Website Analytics with Grafana

Over a weekend, we embarked on an exciting challenge to monitor and visualize key metrics for our website's content. The goal was to gain insights into user behavior, such as who is visiting our site, what content (blogs or documentation) they are most interested in, and where they are coming from geographically or through referral sources. The outcome of this project was a sleek, interactive Grafana dashboard that provides a comprehensive view of these metrics, powered by a robust data pipeline consisting of Nginx, Loki, and Promtail.

In this section, we'll walk you through the motivation behind this project, the tools we used, and a high-level overview of how we set up the analytics pipeline to track and visualize website traffic and content performance.

Website Analytics based on Nginx, Loki, Promtail, and Grafana
Website Analytics based on Nginx, Loki, Promtail, and Grafana

Why Website Analytics?​

Understanding how users interact with our website is crucial for improving content, optimizing user experience, and identifying trends. Traditional analytics tools like Google Analytics provide great insights, but we wanted a custom, self-hosted solution that integrates seamlessly with our existing infrastructure and gives us full control over data privacy and visualization.

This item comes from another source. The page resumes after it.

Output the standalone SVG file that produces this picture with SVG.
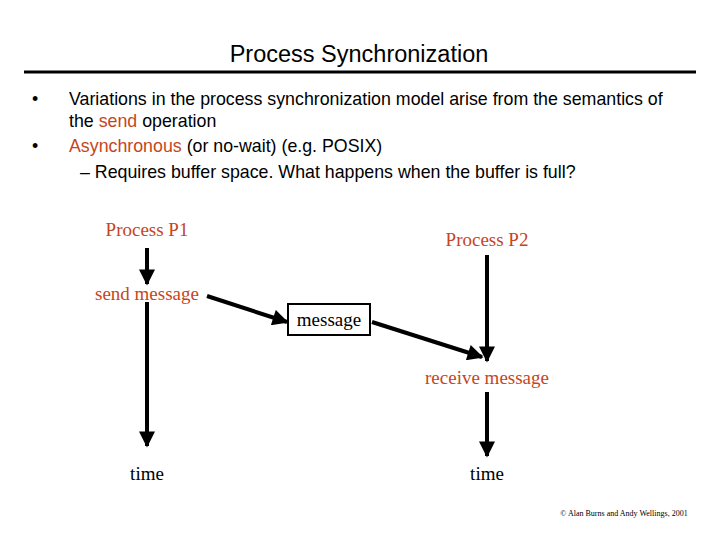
<svg xmlns="http://www.w3.org/2000/svg" width="720" height="540" viewBox="0 0 720 540">
<style>
.s{font-family:"Liberation Sans",Arial,sans-serif;font-size:17.8px;fill:#000}
.r{font-family:"Liberation Serif","Times New Roman",serif;font-size:19px}
.o{fill:#C5461E}
.l{stroke:#000;stroke-width:4;fill:none}
</style>
<defs><marker id="a" viewBox="0 0 10 10" refX="9" refY="5" markerWidth="4.5" markerHeight="4" orient="auto" markerUnits="strokeWidth"><path d="M0,0L10,5L0,10z" fill="#000"/></marker></defs>
<rect width="720" height="540" fill="#fff"/>
<text x="359" y="62" text-anchor="middle" style="font-family:'Liberation Sans',Arial,sans-serif;font-size:23.5px">Process Synchronization</text>
<line x1="24" y1="72" x2="696" y2="72" stroke="#000" stroke-width="3"/>
<text class="s" x="32" y="105" font-size="13">•</text>
<text class="s" x="69" y="105">Variations in the process synchronization model arise from the semantics of</text>
<text class="s" x="69" y="127">the <tspan class="o">send</tspan> operation</text>
<text class="s" x="32" y="152" font-size="13">•</text>
<text class="s" x="69" y="152"><tspan class="o">Asynchronous</tspan> (or no-wait) (e.g. POSIX)</text>
<text class="s" x="80" y="178">– Requires buffer space. What happens when the buffer is full?</text>
<g id="p1"><text class="r o" x="147" y="236" text-anchor="middle">Process P1</text></g>
<g id="p2"><text class="r o" x="487" y="246" text-anchor="middle">Process P2</text></g>
<g id="send"><text class="r o" x="147" y="300" text-anchor="middle">send message</text></g>
<g id="msg"><rect x="288" y="304" width="82" height="31" fill="#fff" stroke="#000" stroke-width="2"/><text class="r" x="329" y="326" text-anchor="middle">message</text></g>
<g id="recv"><text class="r o" x="487" y="384" text-anchor="middle">receive message</text></g>
<g id="t1"><text class="r" x="147" y="480" text-anchor="middle">time</text></g>
<g id="t2"><text class="r" x="487" y="480" text-anchor="middle">time</text></g>
<g id="connectors">
<line class="l" x1="147" y1="248" x2="147" y2="284" marker-end="url(#a)"/>
<line class="l" x1="147" y1="302" x2="147" y2="446" marker-end="url(#a)"/>
<line class="l" x1="487" y1="255" x2="487" y2="361" marker-end="url(#a)"/>
<line class="l" x1="207" y1="296" x2="287" y2="322" marker-end="url(#a)"/>
<line class="l" x1="372" y1="322" x2="482" y2="357" marker-end="url(#a)"/>
<line class="l" x1="487" y1="392" x2="487" y2="456" marker-end="url(#a)"/>
</g>
<text x="624" y="516" text-anchor="middle" style="font-family:'Liberation Serif',serif;font-size:8px">© Alan Burns and Andy Wellings, 2001</text>
</svg>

By leveraging open-source tools like Grafana, Loki, and Promtail, we were able to build a tailored analytics system that meets our specific needs.

Tools and Technologies Used​

  • Nginx: Acts as our web server and reverse proxy, handling incoming HTTP requests and logging detailed access information for each visitor.
  • Loki: A log aggregation system by Grafana Labs, designed to store and query logs efficiently. We use Loki to centralize and process the logs generated by Nginx.
  • Promtail: A lightweight agent that tails log files and sends them to Loki. It helps in collecting and forwarding Nginx access logs to Loki for further processing.
  • Grafana: A powerful open-source platform for monitoring and observability. We use Grafana to create dynamic dashboards that visualize the website metrics extracted from Loki.

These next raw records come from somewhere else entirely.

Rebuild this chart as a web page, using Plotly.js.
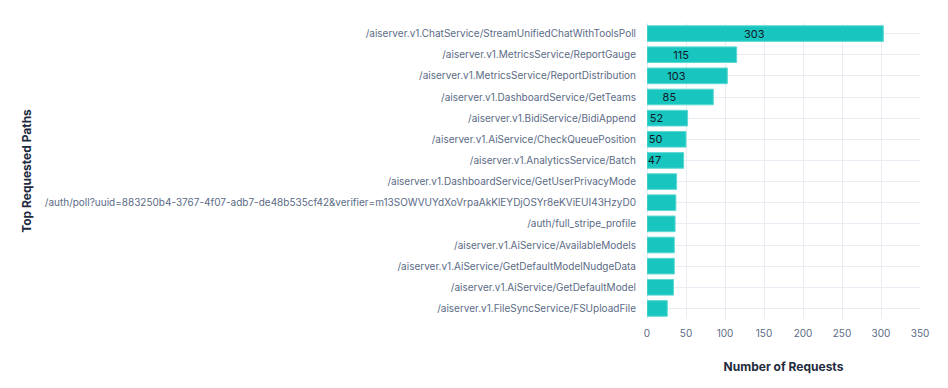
<!DOCTYPE html>
<html>
<head>
<meta charset="utf-8">
<script src="https://cdn.plot.ly/plotly-3.0.1.min.js"></script>
<style>html,body{margin:0;padding:0;background:#fff;}#chart{width:948px;height:388px;}</style>
</head>
<body>
<div id="chart"></div>
<script>
const paths = [
  "/aiserver.v1.ChatService/StreamUnifiedChatWithToolsPoll",
  "/aiserver.v1.MetricsService/ReportGauge",
  "/aiserver.v1.MetricsService/ReportDistribution",
  "/aiserver.v1.DashboardService/GetTeams",
  "/aiserver.v1.BidiService/BidiAppend",
  "/aiserver.v1.AiService/CheckQueuePosition",
  "/aiserver.v1.AnalyticsService/Batch",
  "/aiserver.v1.DashboardService/GetUserPrivacyMode",
  "/auth/poll?uuid=883250b4-3767-4f07-adb7-de48b535cf42&verifier=m13SOWVUYdXoVrpaAkKlEYDjOSYr8eKViEUI43HzyD0",
  "/auth/full_stripe_profile",
  "/aiserver.v1.AiService/AvailableModels",
  "/aiserver.v1.AiService/GetDefaultModelNudgeData",
  "/aiserver.v1.AiService/GetDefaultModel",
  "/aiserver.v1.FileSyncService/FSUploadFile"
];
const requests = [303, 115, 103, 85, 52, 50, 47, 38, 37, 36, 35, 35, 34, 26];
const xTicks = [0, 50, 100, 150, 200, 250, 300, 350];
const labelMin = 47;

const trace = {
  type: "bar",
  orientation: "h",
  y: paths,
  x: requests,
  text: requests.map(v => v >= labelMin ? String(v) + "\u00a0\u00a0\u00a0\u00a0\u00a0\u00a0\u00a0" : ""),
  textposition: "inside",
  insidetextanchor: "middle",
  constraintext: "none",
  textangle: 0,
  textfont: {family: "Inter, sans-serif", size: 11, color: "#111827"},
  marker: {color: "#18c6bf", line: {color: "#5ed8d2", width: 1}},
  hoverinfo: "x+y"
};

const layout = {
  width: 948, height: 388,
  margin: {l: 647, r: 28, t: 23, b: 69},
  paper_bgcolor: "#ffffff",
  plot_bgcolor: "#ffffff",
  bargap: 0.26,
  showlegend: false,
  font: {family: "Inter, sans-serif", size: 10, color: "#5b6b85"},
  xaxis: {
    range: [0, 350],
    tickvals: xTicks,
    ticktext: xTicks.map(String),
    gridcolor: "#e9ecf3",
    gridwidth: 1,
    zeroline: true, zerolinecolor: "#e9ecf3", zerolinewidth: 1,
    showline: false,
    tickfont: {size: 10, color: "#5b6b85"},
    ticklen: 0,
    ticklabelstandoff: 7,
    title: {text: "Number of Requests", font: {size: 12, color: "#222b3d", weight: "bold"}, standoff: 24}
  },
  yaxis: {
    autorange: "reversed",
    type: "category",
    gridcolor: "#e9ecf3",
    gridwidth: 1,
    showline: false,
    tickfont: {size: 10, color: "#5b6b85"},
    ticklen: 0,
    ticklabelstandoff: 10,
    automargin: false,
    title: {text: "Top Requested Paths", font: {size: 12, color: "#222b3d", weight: "bold"}, standoff: 10}
  }
};

Plotly.newPlot("chart", [trace], layout, {displayModeBar: false, responsive: false});
</script>
</body>
</html>
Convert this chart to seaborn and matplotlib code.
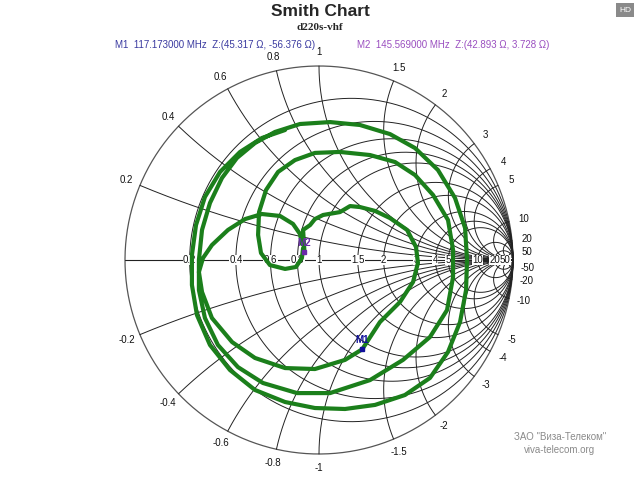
import numpy as np
import pandas as pd
import matplotlib
matplotlib.use("Agg")
import matplotlib.pyplot as plt
import seaborn as sns

gamma_re = [-0.175,-0.294,-0.407,-0.510,-0.588,-0.634,-0.655,-0.655,-0.629,-0.562,-0.459,-0.330,-0.175,-0.021,0.134,0.289,0.443,0.572,0.665,0.727,0.758,0.763,0.753,0.701,0.613,0.495,0.366,0.211,0.057,-0.098,-0.227,-0.330,-0.423,-0.500,-0.562,-0.603,-0.619,-0.619,-0.588,-0.521,-0.418,-0.289,-0.113,0.057,0.263,0.433,0.572,0.660,0.691,0.691,0.665,0.588,0.495,0.392,0.263,0.108,-0.021,-0.124,-0.211,-0.273,-0.309,-0.314,-0.299,-0.253,-0.175,-0.119,-0.088,-0.082,-0.075,-0.082,-0.046,-0.021,0.021,0.108,0.160,0.211,0.289,0.366,0.454,0.500,0.510,0.485,0.418,0.314,0.223,0.134,-0.021,-0.175,-0.330,-0.448,-0.552,-0.603,-0.619,-0.598,-0.552,-0.469,-0.381,-0.294,-0.201,-0.134,-0.098,-0.088]
gamma_im = [0.670,0.629,0.557,0.454,0.325,0.180,0.026,-0.129,-0.284,-0.438,-0.567,-0.670,-0.732,-0.763,-0.768,-0.747,-0.696,-0.608,-0.474,-0.320,-0.155,0.0,0.165,0.320,0.464,0.577,0.649,0.696,0.711,0.701,0.660,0.603,0.526,0.423,0.294,0.155,0.0,-0.155,-0.299,-0.438,-0.552,-0.634,-0.686,-0.686,-0.619,-0.515,-0.397,-0.258,-0.088,0.052,0.206,0.335,0.438,0.505,0.541,0.557,0.552,0.515,0.454,0.361,0.247,0.129,0.036,-0.026,-0.046,-0.036,0.010,0.062,0.043,0.155,0.180,0.211,0.232,0.247,0.278,0.273,0.253,0.216,0.155,0.067,-0.015,-0.113,-0.216,-0.320,-0.460,-0.515,-0.562,-0.557,-0.505,-0.423,-0.299,-0.165,-0.062,0.010,0.077,0.155,0.211,0.237,0.227,0.186,0.134,0.082]

marker_names = ["M1", "M2"]
marker_freq = [117.173, 145.569]
marker_R = [45.317, 42.893]
marker_X = [-56.376, 3.728]
Z0 = 50.0

r_values = [0.2, 0.4, 0.6, 0.8, 1, 1.5, 2, 3, 4, 5, 10, 20, 50]
x_values = [0.2, 0.4, 0.6, 0.8, 1, 1.5, 2, 3, 4, 5, 10, 20, 50]

sns.set_style("white")
plt.rcParams['font.family'] = ['Liberation Sans', 'DejaVu Sans']

fig = plt.figure(figsize=(6.4, 4.8), dpi=100)
ax = fig.add_axes([0, 0, 1, 1])
cx, cy, R = 319, 260, 194
ax.set_xlim(-cx / R, (640 - cx) / R)
ax.set_ylim((cy - 480) / R, cy / R)
ax.set_axis_off()

def g_of_z(z):
    return (z - 1) / (z + 1)

gc = "#222222"
th = np.linspace(0, 2 * np.pi, 500)
ax.plot(np.cos(th), np.sin(th), color="#555555", lw=0.9, zorder=1)
ax.plot([-1, 1], [0, 0], color=gc, lw=0.8, zorder=1)
for r in r_values:
    c = r / (1 + r); rad = 1 / (1 + r)
    ax.plot(c + rad * np.cos(th), rad * np.sin(th), color=gc, lw=0.7, zorder=1)
rr = np.concatenate([[0], np.logspace(-3, 4, 600)])
for x in x_values:
    for s in (1, -1):
        g = g_of_z(rr + 1j * s * x)
        ax.plot(g.real, g.imag, color=gc, lw=0.7, zorder=1)
        gb = g_of_z(1j * s * x)
        lab = ("%g" % (s * x))
        ang = np.angle(gb)
        ax.text(gb.real + 0.075 * np.cos(ang), gb.imag + 0.07 * np.sin(ang), lab,
                fontsize=7, ha="center", va="center", color="#111111")

for r in r_values:
    g = (r - 1) / (r + 1)
    ax.text(g, 0, "%g" % r, fontsize=7, ha="center", va="center", color="#111111",
            bbox=dict(facecolor="white", edgecolor="none", pad=0.3), zorder=2)

df = pd.DataFrame({"re": gamma_re, "im": gamma_im, "i": range(len(gamma_re))})
sns.lineplot(data=df, x="re", y="im", sort=False, estimator=None, color="#1b7f1b",
             lw=3.0, ax=ax, zorder=3)

mcols = ["#10109a", "#6a2aa8"]
for n, Rm, Xm, col, off in zip(marker_names, marker_R, marker_X, mcols, [(0, 0.045), (0, 0.045)]):
    g = g_of_z(complex(Rm, Xm) / Z0)
    ax.plot([g.real], [g.imag], marker="s", ms=3, color=col, zorder=4)
    ax.text(g.real + off[0], g.imag + off[1], n, fontsize=7, fontweight="bold", color=col,
            ha="center", va="center", zorder=5)

fig.text(0.5, 1 - 11 / 480, "Smith Chart", fontsize=12.5, fontweight="bold", ha="center", va="center")
fig.text(0.5, 1 - 27 / 480, "d220s-vhf", fontsize=8, fontweight="bold", ha="center", va="center",
         family="Liberation Serif")
txt1 = "M1  %.6f MHz  Z:(%.3f \u03a9, %.3f \u03a9)" % (marker_freq[0], marker_R[0], marker_X[0])
txt2 = "M2  %.6f MHz  Z:(%.3f \u03a9, %.3f \u03a9)" % (marker_freq[1], marker_R[1], marker_X[1])
fig.text(115 / 640, 1 - 45 / 480, txt1, fontsize=7, color="#3a3aa0", ha="left", va="center")
fig.text(357 / 640, 1 - 45 / 480, txt2, fontsize=7, color="#9a4fc0", ha="left", va="center")

fig.patches.append(matplotlib.patches.Rectangle((616 / 640, 1 - 17 / 480), 18 / 640, 14 / 480,
                   transform=fig.transFigure, facecolor="#8a8a8a", edgecolor="none"))
fig.text(625 / 640, 1 - 10 / 480, "HD", fontsize=6, color="white", ha="center", va="center")

fig.text(560 / 640, 1 - 437 / 480, "ЗАО \"Виза-Телеком\"", fontsize=7, color="#8a8a8a", ha="center", va="center")
fig.text(560 / 640, 1 - 450 / 480, "viva-telecom.org", fontsize=7, color="#8a8a8a", ha="center", va="center")

fig.savefig("out.png", dpi=100, facecolor="white")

How We Built the Pipeline​

  1. Nginx Configuration: We started by configuring Nginx to log detailed access information, including IP addresses, request URLs, user agents, referrers, and timestamps. These logs are written to a file in a structured format (e.g., JSON) for easier parsing.
  2. Log Collection with Promtail: Promtail was set up on the server to tail the Nginx access logs. It processes the logs, adds labels (e.g., for request type or source), and forwards them to Loki for storage.
  3. Log Storage in Loki: Loki aggregates and indexes the logs sent by Promtail, making them queryable via its powerful LogQL query language. This allows us to filter and analyze logs based on specific criteria, such as traffic by region or popular content.
  4. Visualization in Grafana: Finally, we connected Grafana to Loki as a data source. Using Grafana’s intuitive interface, we built a custom dashboard with panels displaying key metrics like total requests, unique visitors, top pages, geographic distribution, and traffic sources.

Dashboard Overview​

The resulting Grafana dashboard provides a real-time view of our website’s performance. Some of the key visualizations include:

  • A time-series graph showing the number of requests over time.
  • A heatmap of visitor locations based on IP geolocation data.
  • A bar chart of the most visited pages or blog posts.
  • A pie chart breaking down traffic sources (direct, referral, search engines, etc.).

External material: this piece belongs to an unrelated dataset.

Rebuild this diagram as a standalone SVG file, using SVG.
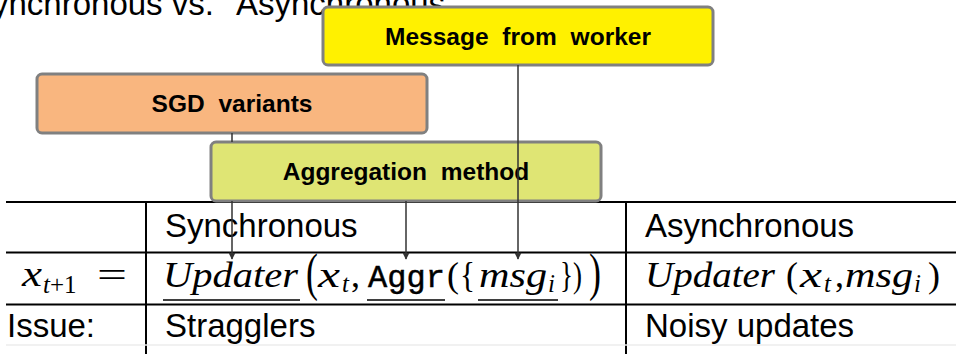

Below is a snapshot of the dashboard showcasing the content metrics for website requests:

Content metrics for the website requests.
Content metrics for the website requests.

Challenges and Learnings​

While setting up this pipeline, we encountered a few challenges, such as ensuring accurate log parsing and handling high log volumes without performance bottlenecks. We learned the importance of fine-tuning Promtail’s configuration and using Loki’s distributed mode for scalability.

Additionally, integrating IP geolocation data required an external service or database to map IPs to locations, which added an extra layer of complexity.